- Directed by: Maurice Elvey
- Written by: Barbara La Marr Dorothy Yost
- Story by: Barbara La Marr
- Starring: Shirley Mason Bryant Washburn Evelyn Brent
- Cinematography: Joseph A. Valentine
- Distributed by: Fox Film Corporation
- Release date: November 16, 1924;
- Running time: 50 minutes
- Country: United States
- Language: Silent (English intertitles)

= My Husband's Wives =

1924 film

My Husband's Wives is a 1924 American silent drama film directed by Maurice Elvey, adapted by Dorothy Yost from a scenario by Barbara La Marr, and starring Shirley Mason, Bryant Washburn, and Evelyn Brent. With no prints of My Husband's Wives located in any known film archives, it is a lost film.

==Plot==
As described in a review in a film magazine, Vale Harvey did not care about knowing her husband William's past, so she did not know he had been married before and that Marie Wynn, an old school chum of hers, had been his wife. She invited Marie to visit her, and the ex-wife immediately began trying to regain William Harvey's affections.
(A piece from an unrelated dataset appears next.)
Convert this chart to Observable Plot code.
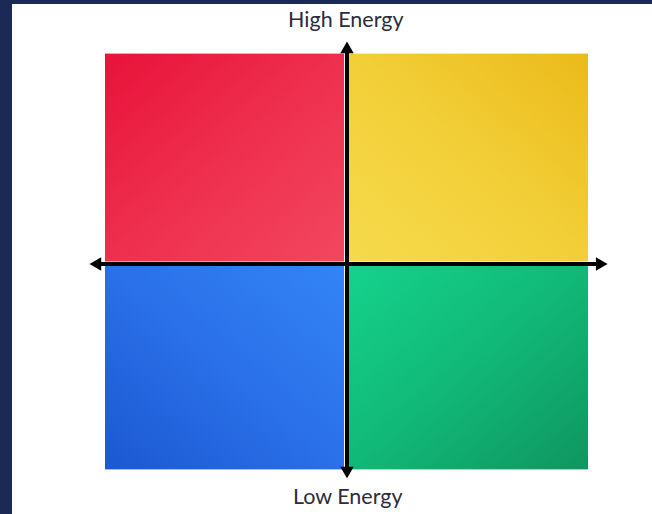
<!DOCTYPE html>
<html>
<head>
<meta charset="utf-8">
<script src="https://cdn.jsdelivr.net/npm/d3@7"></script>
<script src="https://cdn.jsdelivr.net/npm/@observablehq/plot@0.6"></script>
<style>
  html, body { margin: 0; padding: 0; background: #1b2a55; width: 652px; height: 514px; overflow: hidden; }
  #frame { position: absolute; left: 12px; top: 4px; width: 640px; height: 510px; background: #ffffff; }
</style>
</head>
<body>
<div id="frame"></div>
<script>
// Quadrants (data units: axis crossing at 0,0)
const quadrants = ["Red", "Yellow", "Blue", "Green"];
const quadX1 = [-100, 1, -100, 1];
const quadX2 = [-1, 100, -1, 100];
const quadY1 = [1, 1, -98, -98];
const quadY2 = [100, 100, -1, -1];
const quadGradients = ["url(#gRed)", "url(#gYellow)", "url(#gBlue)", "url(#gGreen)"];

// Axis lines
const axisNames = ["horizontal", "vertical"];
const axisX1 = [-104, 0];
const axisX2 = [105.5, 0];
const axisY1 = [0, -99];
const axisY2 = [0, 103];

// Arrow heads
const headNames = ["left", "right", "top", "bottom"];
const headX = [-103.4, 104.7, 0, 0];
const headY = [0, 0, 102.3, -98.3];
const headRotate = [270, 90, 0, 180];

// Labels
const labels = ["High Energy", "Low Energy"];
const labelX = [-0.5, 0.3];
const labelY = [113, -114];

const quadData = quadrants.map((q, i) => ({q, x1: quadX1[i], x2: quadX2[i], y1: quadY1[i], y2: quadY2[i], fill: quadGradients[i]}));
const axisData = axisNames.map((n, i) => ({n, x1: axisX1[i], x2: axisX2[i], y1: axisY1[i], y2: axisY2[i]}));
const headData = headNames.map((n, i) => ({n, x: headX[i], y: headY[i], r: headRotate[i]}));
const labelData = labels.map((t, i) => ({t, x: labelX[i], y: labelY[i]}));

const chart = Plot.plot({
  width: 640,
  height: 510,
  margin: 0,
  style: {background: "white", overflow: "visible"},
  x: {domain: [-100, 100], range: [93, 576], axis: null},
  y: {domain: [-100, 100], range: [469.6, 49.6], axis: null},
  color: {type: "identity"},
  marks: [
    Plot.rect(quadData, {x1: "x1", x2: "x2", y1: "y1", y2: "y2", fill: "fill"}),
    Plot.link(axisData, {x1: "x1", y1: "y1", x2: "x2", y2: "y2", stroke: "#000", strokeWidth: 4}),
    Plot.dot(headData, {x: "x", y: "y", rotate: "r", symbol: "triangle", r: 5, fill: "#000", stroke: "none"}),
    Plot.text(labelData, {x: "x", y: "y", text: "t", lineAnchor: "bottom", fontSize: 21.5, fontFamily: "Lato", fill: "#2c2c3c"})
  ]
});

// Gradient definitions
const ns = "http://www.w3.org/2000/svg";
const defs = document.createElementNS(ns, "defs");
const grads = [
  {id: "gRed", x1: 0, y1: 0, x2: 1, y2: 1, stops: ["#e8133a", "#ee2f4d", "#f3475f"]},
  {id: "gYellow", x1: 0, y1: 1, x2: 1, y2: 0, stops: ["#f6da4c", "#f2cf38", "#ebba1a"]},
  {id: "gBlue", x1: 0, y1: 1, x2: 1, y2: 0, stops: ["#1b58d2", "#2a70e8", "#3384f6"]},
  {id: "gGreen", x1: 0, y1: 0, x2: 1, y2: 1, stops: ["#15d28c", "#11b877", "#0f9660"]}
];
for (const g of grads) {
  const lg = document.createElementNS(ns, "linearGradient");
  lg.setAttribute("id", g.id);
  lg.setAttribute("x1", g.x1); lg.setAttribute("y1", g.y1);
  lg.setAttribute("x2", g.x2); lg.setAttribute("y2", g.y2);
  g.stops.forEach((c, i) => {
    const s = document.createElementNS(ns, "stop");
    s.setAttribute("offset", (i / (g.stops.length - 1)).toString());
    s.setAttribute("stop-color", c);
    lg.appendChild(s);
  });
  defs.appendChild(lg);
}
chart.insertBefore(defs, chart.firstChild);
document.getElementById("frame").appendChild(chart);
</script>
</body>
</html>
The truth finally dawns on Vale and William evicts Marie, who advises Vale to hereafter listen to her future husbands when they start to disclose their pasts.

==Cast==
- Shirley Mason as Vale Harvey
- Bryant Washburn as William Harvey
- Evelyn Brent as Marie Wynn
- Paulette Duval as Madame Corregio

==Production==
The film was shot at the Hotel del Coronado in San Diego.